Métro, soir de match (suite)

Après avoir hésité devant la jolie et moderne gare de Verrière-le-Buisson à l’orée de la campagne, Hervé nous a déposés dans la gare de Saint-Quentin-en-Yvelines, ce fut un choc.

Saint-Quentin-en-Yvelines est le nom d’une agglomération de communes, « une ville nouvelle » construite sur des terrains agricoles à partir de la fin du 20e siècle, aujourd’hui une entité de plus de 200 000 habitants. Grands ensembles, pavillons, zone industrielle s’étalent sur 120 km carrés, reliés par de larges voies, de nombreux ronds-points, et traversés par des autoroutes et des voies ferrées.

La ville de Trappes, en particulier, a accueilli de nombreux travailleurs émigrés dans de grands ensembles. De coquets lotissements dans des villages ont servi de refuge aux ménages qui ne pouvaient pas payer les loyers exorbitants de Paris.

Le centre et ses immeubles ont mal vieilli, l’opéra (national) est en réfection, la gare, malgré quelques efforts, a souffert du passage des innombrables ouvriers ou employés travaillant en particulier dans le centre commercial et financier de La Défense, direction que nous allions prendre en RER.

Ce samedi soir, la gare était déserte et paraissait d’autant plus prématurément usée. Sur le quai, un grand monsieur noir nous a hélés avec un large sourire et nous a montré deux places à côté de lui. Une bonhommie aussi discrète que les usages bretons, à laquelle s’ajoutait une chaleur humaine déconcertante. Notre âge en était peut-être la cause.

Après avoir roulé sur la colline qui domine l’ouest de Paris, au terminus de La Défense, nous avons pris la ligne 1 du métro.

Nous avions oublié le match de football qui se jouait à Munich et dont Le Paris-Saint Germain était finaliste pour le titre de champion d’Europe. Le métro était en ébullition. Un haut-parleur nous annonça qu’il ne s’arrêterait pas entre le pont de Neuilly et la station Louvre, pour des raisons de sécurité, ce qui nous arrangeait.

En effet, l’avenue des Champs Élysée attendait un million de supporters venus pour fêter une éventuelle victoire !

J’aime le métro, j’y retrouve en quelque sorte ma famille de chaque soir, tous ces gens dont je partage les gestes, les mimiques, les fatigues et les joies. J’aime et déteste le métro. Je le déteste pour sa promiscuité, je l’aime pour sa solidarité. Que de sourires ou d’exacerbations communes ! On est dans la même marmite.

Ce soir-là, des groupes de jeunes, la plupart d’origine africaine et venus des banlieues, se dirigeaient vers « la plus belle avenue du monde ». Et comme d’habitude, les garçons d’un côté et les filles de l’autre, se jetant des coups d’œil furtifs.
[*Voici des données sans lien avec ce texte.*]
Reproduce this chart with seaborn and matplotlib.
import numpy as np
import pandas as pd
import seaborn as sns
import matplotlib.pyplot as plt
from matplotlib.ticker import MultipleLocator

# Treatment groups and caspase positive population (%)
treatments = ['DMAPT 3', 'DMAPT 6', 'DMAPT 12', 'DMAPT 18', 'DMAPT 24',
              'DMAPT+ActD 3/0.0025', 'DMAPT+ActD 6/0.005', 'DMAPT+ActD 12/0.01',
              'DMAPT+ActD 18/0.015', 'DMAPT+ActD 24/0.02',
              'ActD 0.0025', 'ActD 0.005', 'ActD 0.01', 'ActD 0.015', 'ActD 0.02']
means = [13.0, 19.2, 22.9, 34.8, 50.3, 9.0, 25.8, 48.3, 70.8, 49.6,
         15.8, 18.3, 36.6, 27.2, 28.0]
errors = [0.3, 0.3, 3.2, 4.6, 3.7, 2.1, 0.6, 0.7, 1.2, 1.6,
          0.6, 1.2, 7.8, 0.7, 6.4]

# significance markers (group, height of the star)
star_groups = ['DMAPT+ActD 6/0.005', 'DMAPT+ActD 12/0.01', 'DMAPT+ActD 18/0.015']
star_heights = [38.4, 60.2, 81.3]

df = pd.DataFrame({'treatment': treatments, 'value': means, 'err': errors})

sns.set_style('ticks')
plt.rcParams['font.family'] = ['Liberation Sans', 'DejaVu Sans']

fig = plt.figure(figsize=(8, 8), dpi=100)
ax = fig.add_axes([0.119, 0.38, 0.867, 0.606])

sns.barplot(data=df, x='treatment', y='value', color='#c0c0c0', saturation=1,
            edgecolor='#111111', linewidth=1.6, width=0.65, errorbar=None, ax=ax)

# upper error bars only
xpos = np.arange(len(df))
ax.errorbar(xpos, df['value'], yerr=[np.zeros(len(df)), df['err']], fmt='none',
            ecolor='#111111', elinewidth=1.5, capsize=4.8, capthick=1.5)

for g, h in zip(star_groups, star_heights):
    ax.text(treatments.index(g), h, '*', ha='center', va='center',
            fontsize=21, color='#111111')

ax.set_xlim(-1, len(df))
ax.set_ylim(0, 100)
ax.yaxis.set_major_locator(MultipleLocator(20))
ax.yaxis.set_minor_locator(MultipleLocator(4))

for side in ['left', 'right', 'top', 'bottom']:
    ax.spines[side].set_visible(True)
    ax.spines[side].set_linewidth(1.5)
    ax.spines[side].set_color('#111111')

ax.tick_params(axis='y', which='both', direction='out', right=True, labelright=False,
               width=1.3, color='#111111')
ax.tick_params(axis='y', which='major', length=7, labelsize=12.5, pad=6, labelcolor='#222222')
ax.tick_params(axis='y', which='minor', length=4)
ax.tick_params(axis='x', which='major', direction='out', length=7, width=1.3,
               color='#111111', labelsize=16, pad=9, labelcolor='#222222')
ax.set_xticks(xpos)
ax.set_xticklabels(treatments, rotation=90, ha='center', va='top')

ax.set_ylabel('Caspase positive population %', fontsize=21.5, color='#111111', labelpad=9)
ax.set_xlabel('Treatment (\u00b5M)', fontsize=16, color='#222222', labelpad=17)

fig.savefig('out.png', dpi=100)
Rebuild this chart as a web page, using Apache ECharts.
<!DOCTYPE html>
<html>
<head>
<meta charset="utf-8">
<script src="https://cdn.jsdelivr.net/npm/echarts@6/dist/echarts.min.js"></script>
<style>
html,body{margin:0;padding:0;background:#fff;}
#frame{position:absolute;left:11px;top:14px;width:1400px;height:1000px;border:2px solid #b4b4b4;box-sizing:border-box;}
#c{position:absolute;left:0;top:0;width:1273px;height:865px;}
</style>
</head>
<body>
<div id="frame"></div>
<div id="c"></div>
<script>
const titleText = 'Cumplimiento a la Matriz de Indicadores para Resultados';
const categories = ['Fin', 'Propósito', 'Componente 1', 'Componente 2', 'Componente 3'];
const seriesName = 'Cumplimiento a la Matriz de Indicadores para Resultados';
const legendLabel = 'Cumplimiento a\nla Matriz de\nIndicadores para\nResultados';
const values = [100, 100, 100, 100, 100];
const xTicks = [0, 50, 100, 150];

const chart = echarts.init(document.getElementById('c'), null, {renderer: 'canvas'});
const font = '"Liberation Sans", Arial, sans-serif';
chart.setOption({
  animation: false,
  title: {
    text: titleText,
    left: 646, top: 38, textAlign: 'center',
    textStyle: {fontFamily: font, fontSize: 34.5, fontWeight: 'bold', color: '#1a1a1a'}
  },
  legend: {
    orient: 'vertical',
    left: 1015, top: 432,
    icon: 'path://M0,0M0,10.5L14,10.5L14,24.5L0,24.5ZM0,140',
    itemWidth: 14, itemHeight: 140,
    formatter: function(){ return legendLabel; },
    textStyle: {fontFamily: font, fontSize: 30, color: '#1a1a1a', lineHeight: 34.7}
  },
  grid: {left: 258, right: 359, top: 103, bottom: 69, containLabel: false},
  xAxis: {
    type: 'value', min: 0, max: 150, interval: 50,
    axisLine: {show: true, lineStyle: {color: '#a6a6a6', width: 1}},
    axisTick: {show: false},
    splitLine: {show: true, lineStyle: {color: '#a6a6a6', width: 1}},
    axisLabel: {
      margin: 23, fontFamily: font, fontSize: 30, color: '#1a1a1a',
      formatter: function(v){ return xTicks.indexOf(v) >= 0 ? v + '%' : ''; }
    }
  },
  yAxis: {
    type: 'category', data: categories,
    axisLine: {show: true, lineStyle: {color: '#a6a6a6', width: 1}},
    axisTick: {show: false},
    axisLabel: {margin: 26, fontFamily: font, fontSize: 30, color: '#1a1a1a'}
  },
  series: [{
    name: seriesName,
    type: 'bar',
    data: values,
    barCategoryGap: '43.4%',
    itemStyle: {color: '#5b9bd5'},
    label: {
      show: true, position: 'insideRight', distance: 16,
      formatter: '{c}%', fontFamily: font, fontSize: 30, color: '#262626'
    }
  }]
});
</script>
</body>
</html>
Ils faisaient plaisir à voir. Ils riaient, lançaient des blagues, c’était la fête. On n’avait pas encore gagné, mais le score était bon.

Les filles s’étaient mises sur leur trente-et-un, qui consistait à n’avoir presque rien sur le corps et beaucoup de maquillage sur la figure, le crâne surmonté de coiffures savantes, tressées ou ébouriffées. Elles riaient plus fort que les garçons. Manifestement, elles avaient décidé de passer une bonne soirée quel que soit le résultat du match. Les garçons parlaient technique, s’approuvant ou s’opposant avec sérieux et décibels.

Les filles parfois volumineuses étaient vêtues à la mode de cette année. Elles portaient des shorts qui leur montaient au plus haut des cuisses. Je me suis souvenue de celles d’il y a quelques années. Les pantalons dénudaient les nombril et les ventres jusqu’à  » ras la touffe ». À cette époque, il valait mieux ne pas être assis sur un strapontin du métro à cette hauteur. Aujourd’hui, c’est surtout du bas vers le haut qu’elles dévoilent leur anatomie.

Arrivés à notre station, nous avons remonté la rue du Louvre. Des hurlements de joie provenant des cafés nous ont laissés espérer une victoire. À peine arrivée, j’ai ouvert la télévision. J’ai vu les deux derniers buts. Magnifiques !

Le lendemain, on a appris qu’il y avait eu des interpellations un peu partout en France après le match. Mais j’ai surtout remarqué un reportage où des filles s’indignaient d’avoir été traitées de p… par des garçons éméchés. Et j’ai repensé, amusée et songeuse, à leur tenue de fête.